Technology has penetrated every type of industry whether it is food processing industry or automobile sector; so how can the broadcasting sector remain immune from it?
The broadcasting sector is in full spirit to reap technological advantages and in the future, its dependence on technology will be even more. It has seen a transformation from cable television to satellite television, internet protocol television (IPTV) to now hybrid IPTV.
What is hybrid IPTV?
It is simply the combination of traditional broadcast TV services and video delivered over managed IP networks. The set-top boxes include both a broadcast tuner and an Internet connection. It will be an increasing trend in 2020 in both the consumer and pay-TV (operator) markets.
In recent years, due to two factors, hybrid IPTV has become popular. First, the emergence of online video-aggregation sites, like YouTube, as traditional pay-TV operators have come under increasing stress to provide their subscribers with a means of viewing internet-based video on their idiot box. Second, specialist IP-based operators, predominately telecommunications providers. Without adding either additional cost or complexity to their transmission operations, they have looked for ways to offer analog and digital terrestrial services to their operations.
As bandwidth is a costly asset for operators, many have looked for other options to deliver these new services without investing extra on infrastructure.
Hybrid IPTV, without the need for a separate box for each service, allows content from a range of sources – including terrestrial broadcast, satellite, and cable, to be brought together with video delivered over the internet via an Ethernet connection on the device.
Other advantages of hybrid IPTV set-top boxes include access to a range of advanced interactive services, such as VoD/catch-up TV, video telephony, surveillance, shopping, e-government accessed via a television set and gaming.
What is the benefit for pay-TV operator?
By enabling them to deploy new services and applications as and when consumers require, it gives pay-TV operator long-term flexibility. Most of the time, they do not need to upgrade equipment. Hence, it increases speed to market and limits disruption for consumers.
To subscribers, this can provide a huge selection of channels without overburdening the internet. At the same time, it offers IPTV services to small or remote operators outside the reach of terrestrial high-speed broadband connection.
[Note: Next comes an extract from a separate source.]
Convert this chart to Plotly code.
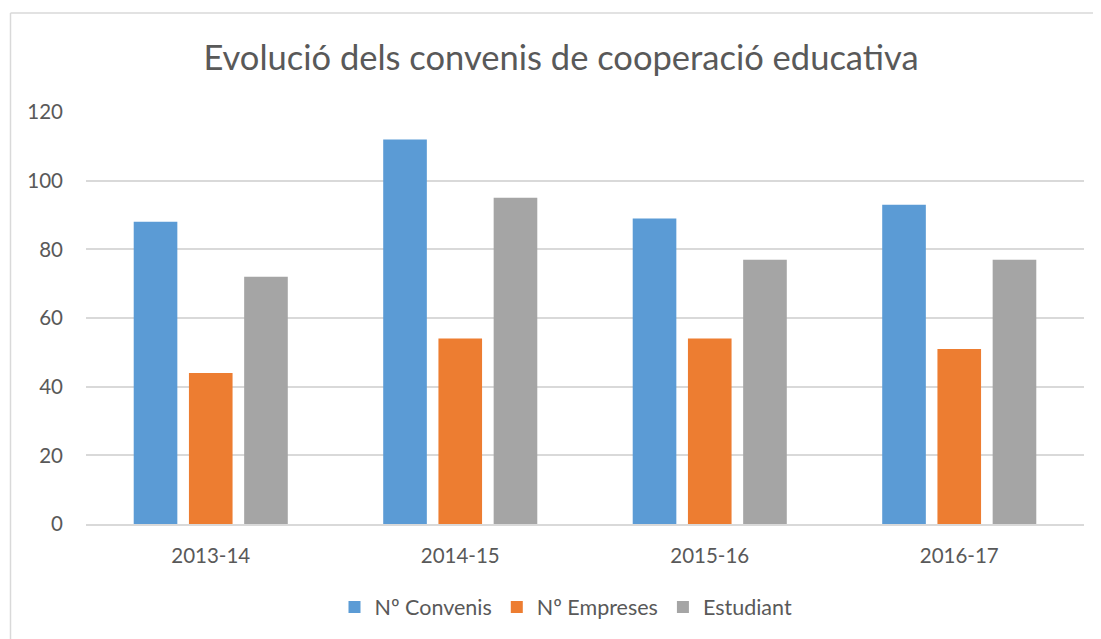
import plotly.graph_objects as go

categories = ["2013-14", "2014-15", "2015-16", "2016-17"]
convenis = [88, 112, 89, 93]
empreses = [44, 54, 54, 51]
estudiant = [72, 95, 77, 77]
series_names = ["Nº Convenis", "Nº Empreses", "Estudiant"]
colors = ["#5B9BD5", "#ED7D31", "#A5A5A5"]

# page body has an 8px default margin; compensate so the figure sits at the window origin
OFF = 8
W, H = 1101 - OFF, 639 - OFF
ml, mr, mt, mb = 86 - OFF, 17, 112 - OFF, 115
font = "Lato"
txt = "#595959"

fig = go.Figure()
for name, vals, c in zip(series_names, [convenis, empreses, estudiant], colors):
    fig.add_trace(go.Bar(x=categories, y=vals, name=name, marker=dict(color=c, line=dict(width=0))))

pw = W - ml - mr
ph = H - mt - mb
def px_x(p):
    return (p - OFF - ml) / pw
def px_y(p):
    return 1 - (p - OFF - mt) / ph

fig.update_layout(
    width=W, height=H,
    margin=dict(l=ml, r=mr, t=mt, b=mb),
    paper_bgcolor="white", plot_bgcolor="white",
    barmode="group", bargap=0.336, bargroupgap=0.21,
    font=dict(family=font, color=txt, size=20),
    title=dict(text="Evolució dels convenis de cooperació educativa",
               x=(561 - OFF) / W, xanchor="center", xref="container",
               y=1 - (58 - OFF) / H, yanchor="middle", yref="container",
               font=dict(size=34.5, color=txt, family=font)),
    legend=dict(orientation="h", x=(566 - OFF) / W, xanchor="center", xref="container",
                y=1 - (607 - OFF) / H, yanchor="middle", yref="container",
                font=dict(size=21.5, color=txt, family=font),
                itemwidth=30, traceorder="normal", bgcolor="rgba(0,0,0,0)"),
    xaxis=dict(showgrid=False, showline=True, linecolor="#D9D9D9", linewidth=2,
               ticks="", ticklabelstandoff=12, tickfont=dict(size=20.5, color=txt)),
    yaxis=dict(range=[0, 120], dtick=20, showgrid=True, gridcolor="#D9D9D9", gridwidth=1.5,
               zeroline=False, showline=False, ticks="", ticklabelstandoff=22,
               tickfont=dict(size=20.5, color=txt)),
    shapes=[
        dict(type="line", xref="paper", yref="paper", x0=px_x(10.5), x1=px_x(10.5),
             y0=px_y(13), y1=px_y(H + 40), line=dict(color="#D9D9D9", width=1.5)),
        dict(type="line", xref="paper", yref="paper", x0=px_x(10.5), x1=px_x(W + 40),
             y0=px_y(13), y1=px_y(13), line=dict(color="#D9D9D9", width=1.5)),
    ],
)

fig.write_html("out.html")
No doubt the broadcasting of high bandwidth applications, such as IPTV is accomplished more efficiently and cost-effectively using satellite. It is foretold that the majority of global IPTV growth will be fueled by hybrid networks.
Hybrid IPTV is not free from technological limitations. It has its limitations.
The latency of response to requests to change channels mostly affects customers’ perceived quality of service. The issue affects satellite IPTV no more than terrestrial IPTV.
Command latency problems, faced by terrestrial IPTV networks with insufficient bandwidth as their customer base grows, may be corrected by the high capacity of satellite distribution.
However, satellite distribution does suffer from latency – the time for the signal to travel up from the hub to the satellite and back down to the user is around 0.25 seconds. It cannot be reduced.